20111214

Water, water, everywhere, but...

I read, some time ago, about the problems of Jefferson Co, Alabama, where the court ordered that the sewer system be constructed such that no spillage would occur (I believe that was the phrasing). What that resulted in, shortly, was
In Alabama, Jefferson County residents pay $50 a month for a sewer system whose construction generated millions of dollars in fees for JPMorgan Chase & Co. Now it’s getting a court-appointed receiver, according to Bloomberg. And al.com reports that former Jefferson sewer boss Jack Swann is destined for a lengthy stay in a prison to be determined later. To make matters worse, the sewer system is over-engineered yet difficult to operate.

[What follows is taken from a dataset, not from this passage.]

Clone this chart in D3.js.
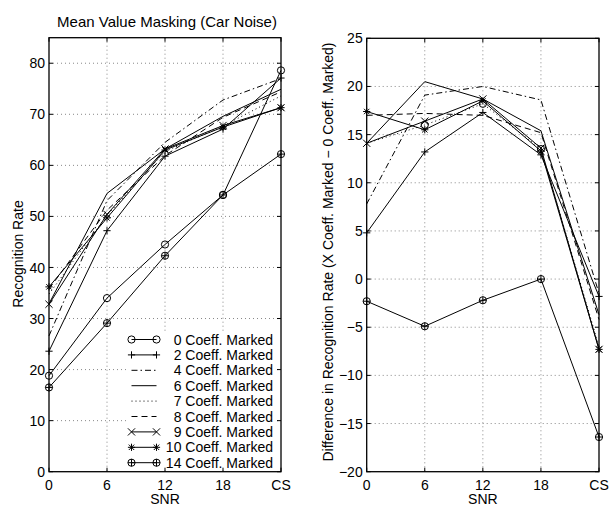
<!DOCTYPE html>
<html><head><meta charset="utf-8">
<script src="https://cdn.jsdelivr.net/npm/d3@7"></script>
<style>
html,body{margin:0;padding:0;background:#fff;}
svg{display:block;font-family:"Liberation Sans",Arial,Helvetica,sans-serif;}
</style></head>
<body><svg id="c" width="611" height="505"></svg>
<script>
// ---- data ----
const snr = ["0","6","12","18","CS"];
const seriesLabels = ["0 Coeff. Marked","2 Coeff. Marked","4 Coeff. Marked","6 Coeff. Marked","7 Coeff. Marked","8 Coeff. Marked","9 Coeff. Marked","10 Coeff. Marked","14 Coeff. Marked"];
const rate0  = [18.8, 34.0, 44.5, 54.2, 78.6];
const rate2  = [23.6, 47.2, 61.8, 67.1, 77.1];
const rate4  = [26.6, 53.1, 64.5, 72.8, 77.0];
const rate6  = [32.9, 54.5, 63.2, 69.6, 74.9];
const rate7  = [34.8, 50.2, 62.7, 67.7, 73.6];
const rate8  = [35.8, 51.2, 61.9, 69.4, 74.4];
const rate9  = [32.8, 50.4, 63.2, 67.8, 71.3];
const rate10 = [36.2, 49.7, 63.0, 67.5, 71.3];
const rate14 = [16.5, 29.1, 42.3, 54.2, 62.2];
const diff2  = [4.8, 13.2, 17.3, 12.9, -1.8];
const diff4  = [7.8, 19.1, 20.0, 18.6, -1.5];
const diff6  = [14.1, 20.5, 18.7, 15.4, -3.7];
const diff7  = [14.1, 16.0, 18.2, 13.5, -7.0];
const diff7Markers = [null, "o", "o", "o", null];
const diff8  = [17.0, 17.2, 17.0, 15.2, -4.2];
const diff9  = [14.1, 16.4, 18.7, 13.6, -7.3];
const diff10 = [17.4, 15.5, 18.5, 13.3, -7.3];
const diff14 = [-2.3, -4.9, -2.2, 0.0, -16.4];
const leftTicks = [0,10,20,30,40,50,60,70,80];
const rightTicks = [-20,-15,-10,-5,0,5,10,15,20,25];
const titleText = "Mean Value Masking (Car Noise)";
const xLabel = "SNR";
const leftYLabel = "Recognition Rate";
const rightYLabel = "Difference in Recognition Rate (X Coeff. Marked \u2212 0 Coeff. Marked)";

// ---- styles ----
const styles = {
  "0":  {dash:null, marker:"o"},
  "2":  {dash:null, marker:"+"},
  "4":  {dash:"6,3,1.5,3", marker:null},
  "6":  {dash:null, marker:null},
  "7":  {dash:"1,3", marker:null},
  "8":  {dash:"6,4", marker:null},
  "9":  {dash:null, marker:"x"},
  "10": {dash:null, marker:"*"},
  "14": {dash:null, marker:"op"}
};
const leftSeries = [["0",rate0],["2",rate2],["4",rate4],["6",rate6],["7",rate7],["8",rate8],["9",rate9],["10",rate10],["14",rate14]];
const rightSeries = [["2",diff2],["4",diff4],["6",diff6],["7",diff7,diff7Markers],["8",diff8],["9",diff9],["10",diff10],["14",diff14]];

const svg = d3.select("#c");
const FS = 14;

function drawMarker(g, type, x, y){
  const r = 3.6;
  function ln(x1,y1,x2,y2){ g.append("line").attr("x1",x1).attr("y1",y1).attr("x2",x2).attr("y2",y2).attr("stroke","#000").attr("stroke-width",1); }
  if(type==="o"||type==="op"){
    g.append("circle").attr("cx",x).attr("cy",y).attr("r",r).attr("fill","none").attr("stroke","#000").attr("stroke-width",1);
    if(type==="op"){ ln(x-r,y,x+r,y); ln(x,y-r,x,y+r); }
  } else if(type==="+"){
    ln(x-r,y,x+r,y); ln(x,y-r,x,y+r);
  } else if(type==="x"){
    ln(x-r,y-r,x+r,y+r); ln(x-r,y+r,x+r,y-r);
  } else if(type==="*"){
    ln(x-r,y,x+r,y); ln(x,y-r,x,y+r);
    const q=r*0.75; ln(x-q,y-q,x+q,y+q); ln(x-q,y+q,x+q,y-q);
  }
}

function panel(opt){
  const x = d3.scalePoint().domain(snr).range([opt.x0,opt.x1]);
  const y = d3.scaleLinear().domain(opt.ydom).range([opt.y1,opt.y0]);
  const g = svg.append("g");
  // grid
  g.selectAll(".gx").data(snr.slice(1,-1)).enter().append("line")
    .attr("x1",d=>x(d)).attr("x2",d=>x(d)).attr("y1",opt.y0).attr("y2",opt.y1)
    .attr("stroke","#888").attr("stroke-width",1).attr("stroke-dasharray","1,3");
  g.selectAll(".gy").data(opt.gridTicks).enter().append("line")
    .attr("x1",opt.x0).attr("x2",opt.x1).attr("y1",d=>y(d)).attr("y2",d=>y(d))
    .attr("stroke","#888").attr("stroke-width",1).attr("stroke-dasharray","1,3");
  // series
  const line = d3.line().x((d,i)=>x(snr[i])).y(d=>y(d));
  opt.series.forEach(([key,vals,mk])=>{
    const st = styles[key];
    g.append("path").attr("d",line(vals)).attr("fill","none").attr("stroke","#000")
      .attr("stroke-width",1).attr("stroke-dasharray",st.dash);
    vals.forEach((v,i)=>{
      const m = mk ? mk[i] : st.marker;
      if(m) drawMarker(g,m,x(snr[i]),y(v));
    });
  });
  // legend
  if(opt.legend){
    const lg = svg.append("g");
    lg.append("rect").attr("x",126).attr("y",331).attr("width",150).attr("height",139).attr("fill","#fff");
    seriesLabels.forEach((lab,i)=>{
      const key = lab.split(" ")[0];
      const st = styles[key];
      const cy = 339.5 + i*15.4;
      lg.append("line").attr("x1",131.5).attr("x2",156.5).attr("y1",cy).attr("y2",cy)
        .attr("stroke","#000").attr("stroke-width",1).attr("stroke-dasharray",st.dash);
      if(st.marker){ drawMarker(lg,st.marker,131.5,cy); drawMarker(lg,st.marker,156.5,cy); }
      lg.append("text").attr("x",273).attr("y",cy).attr("dy","0.36em").attr("text-anchor","end")
        .attr("font-size",FS).text(lab);
    });
  }
  // axes box
  const a = svg.append("g");
  a.append("rect").attr("x",opt.x0).attr("y",opt.y0).attr("width",opt.x1-opt.x0).attr("height",opt.y1-opt.y0)
    .attr("fill","none").attr("stroke","#000").attr("stroke-width",1.3);
  const T = 4;
  opt.ticks.forEach(t=>{
    a.append("line").attr("x1",opt.x0).attr("x2",opt.x0+T).attr("y1",y(t)).attr("y2",y(t)).attr("stroke","#000");
    a.append("line").attr("x1",opt.x1).attr("x2",opt.x1-T).attr("y1",y(t)).attr("y2",y(t)).attr("stroke","#000");
    a.append("text").attr("x",opt.x0-4).attr("y",y(t)).attr("dy","0.36em").attr("text-anchor","end")
      .attr("font-size",FS).text(t<0?"\u2212"+Math.abs(t):t);
  });
  snr.forEach(s=>{
    a.append("line").attr("x1",x(s)).attr("x2",x(s)).attr("y1",opt.y1).attr("y2",opt.y1-T).attr("stroke","#000");
    a.append("line").attr("x1",x(s)).attr("x2",x(s)).attr("y1",opt.y0).attr("y2",opt.y0+T).attr("stroke","#000");
    a.append("text").attr("x",x(s)).attr("y",490).attr("text-anchor","middle").attr("font-size",FS).text(s);
  });
  a.append("text").attr("x",(opt.x0+opt.x1)/2).attr("y",504).attr("text-anchor","middle").attr("font-size",FS).text(xLabel);
  a.append("text").attr("transform",`translate(${opt.ylabX},${opt.ylabY}) rotate(-90)`)
    .attr("text-anchor","middle").attr("font-size",FS).text(opt.ylab);
  if(opt.title) a.append("text").attr("x",(opt.x0+opt.x1)/2+2).attr("y",27).attr("text-anchor","middle")
    .attr("font-size",15).text(opt.title);
}

panel({x0:49,x1:281,y0:37.7,y1:471.7,ydom:[0,85],ticks:leftTicks,gridTicks:[10,20,30,40,50,60,70,80],
  series:leftSeries,legend:true,ylab:leftYLabel,ylabX:23,ylabY:254,title:titleText});
panel({x0:366.7,x1:599,y0:38.3,y1:471.7,ydom:[-20,25],ticks:rightTicks,gridTicks:[-15,-10,-5,0,5,10,15,20],
  series:rightSeries,legend:false,ylab:rightYLabel,ylabX:333,ylabY:252});
</script></body></html>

Now, a couple of years later, there is even more fall-out:
But the real victims of the financial collapse in the US state of Alabama's most populous county are its poorest residents - forced to bathe in bottled water and use portable toilets after being cut off from the mains supply.


The whole saga is more interesting, because a significant part of the problem was the financing (arranged by the great, philanthropic JP Morgan Chase):
The saga of the bankruptcy in the county of Alabama's biggest city, Birmingham, includes a long thread of corruption and fraud as a sewer system upgrade originally projected to cost as little as $250 million wound up saddling the county with unsustainable debts worth billions.

Bad bond and refinancing deals and construction problems helped inflate the debt balloon.


The one bit of good that might come out of this is that JP Morgan Chase might not get back a large amount of the money the county owes them. The description (which I can't find, unfortunately) I read of the original debt was that it involved credit rate swaps. Essentially, they were trying to hide how much debt they were generating by getting into obscure derivatives that, if everything went right, would keep the payments low for a while. Getting into those kinds of transactions, without knowing exactly what you're doing, is a fool's game, so, to a degree, the county deserves what it got.

Well, the people responsible are all gone from office, but now we see how the fallout continues for a lot of undeserving people, years later. This is what comes of "do whatever you can to win the next election" governance. In this case, the "do whatever you can" involved trying to hide a body (the size of the long-term debt) that wasn't quite dead yet.